>> begin INFORMATION SHOWN

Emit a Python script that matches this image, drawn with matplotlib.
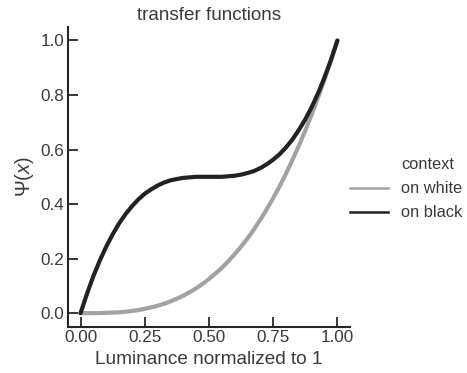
import numpy as np
import matplotlib
matplotlib.use("Agg")
import matplotlib.pyplot as plt
from matplotlib.lines import Line2D

plt.rcParams['font.family'] = ['Liberation Sans', 'DejaVu Sans']
plt.rcParams['mathtext.fontset'] = 'custom'
plt.rcParams['mathtext.rm'] = 'Liberation Sans'
plt.rcParams['mathtext.it'] = 'Liberation Sans:italic'

# Luminance grid (normalized to 1)
luminance = np.linspace(0.0, 1.0, 41)

# Transfer function on a white surround
psi_on_white = [
    0.000, 0.000, 0.000, 0.000, 0.001, 0.002, 0.003, 0.005, 0.008, 0.011,
    0.016, 0.021, 0.027, 0.034, 0.043, 0.053, 0.064, 0.077, 0.091, 0.107,
    0.125, 0.145, 0.166, 0.190, 0.216, 0.244, 0.274, 0.307, 0.343, 0.381,
    0.422, 0.465, 0.512, 0.562, 0.614, 0.670, 0.729, 0.792, 0.857, 0.927,
    1.000,
]

# Transfer function on a black surround
psi_on_black = [
    0.000, 0.071, 0.136, 0.193, 0.244, 0.289, 0.329, 0.363, 0.392, 0.417,
    0.438, 0.454, 0.468, 0.479, 0.487, 0.492, 0.496, 0.498, 0.500, 0.500,
    0.500, 0.500, 0.500, 0.502, 0.504, 0.508, 0.514, 0.521, 0.532, 0.546,
    0.563, 0.583, 0.608, 0.637, 0.672, 0.711, 0.756, 0.807, 0.865, 0.929,
    1.000,
]

hue_name = "context"
series_labels = ["on white", "on black"]
series_colors = ["#a2a2a2", "#222222"]
x_ticks = [0.0, 0.25, 0.5, 0.75, 1.0]
y_ticks = [0.0, 0.2, 0.4, 0.6, 0.8, 1.0]

text_color = "#3a3a3a"
spine_color = "#262626"

fig = plt.figure(figsize=(4.67, 3.73), dpi=100)
ax = fig.add_axes([0.145, 0.124, 0.605, 0.804])

for values, label, color in zip([psi_on_white, psi_on_black], series_labels, series_colors):
    ax.plot(luminance, values, color=color, lw=3.0, label=label,
            solid_capstyle='round')

ax.set_xticks(x_ticks)
ax.set_yticks(y_ticks)
ax.set_xticklabels([f"{t:.2f}" for t in x_ticks])
ax.set_yticklabels([f"{t:.1f}" for t in y_ticks])
ax.margins(0.05)

for side in ("top", "right"):
    ax.spines[side].set_visible(False)
for side in ("left", "bottom"):
    ax.spines[side].set_color(spine_color)
    ax.spines[side].set_linewidth(1.5)

ax.tick_params(direction='in', length=7, width=1.3, color=spine_color,
               labelsize=12.3, labelcolor=text_color, pad=2.5)

ax.set_xlabel("Luminance normalized to 1", fontsize=13.7, color=text_color, labelpad=4.5)
ax.set_ylabel(r"$\Psi(x)$", fontsize=14.5, color=text_color, labelpad=3)
ax.set_title("transfer functions", fontsize=13.6, color=text_color, pad=5)

# Legend with the hue name as a blank first entry
handles, labels = ax.get_legend_handles_labels()
title_handle = Line2D([], [], linestyle='none', marker='none')
leg_lines = [Line2D([], [], color=h.get_color(), lw=1.8) for h in handles]
leg = fig.legend([title_handle] + leg_lines, [hue_name] + labels,
                 frameon=False, loc="center left",
                 bbox_to_anchor=(0.7495, 0.4937), borderpad=0,
                 borderaxespad=0, fontsize=11.8, handlelength=2.3,
                 handletextpad=0.8, labelspacing=0.55)
for t in leg.get_texts():
    t.set_color(text_color)

fig.savefig("out.png", dpi=100)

>> end INFORMATION SHOWN

Extract, from the listing above, every line where the string "with" occurs.

Emit a Python script that matches this image, drawn with matplotlib.
# Legend with the hue name as a blank first entry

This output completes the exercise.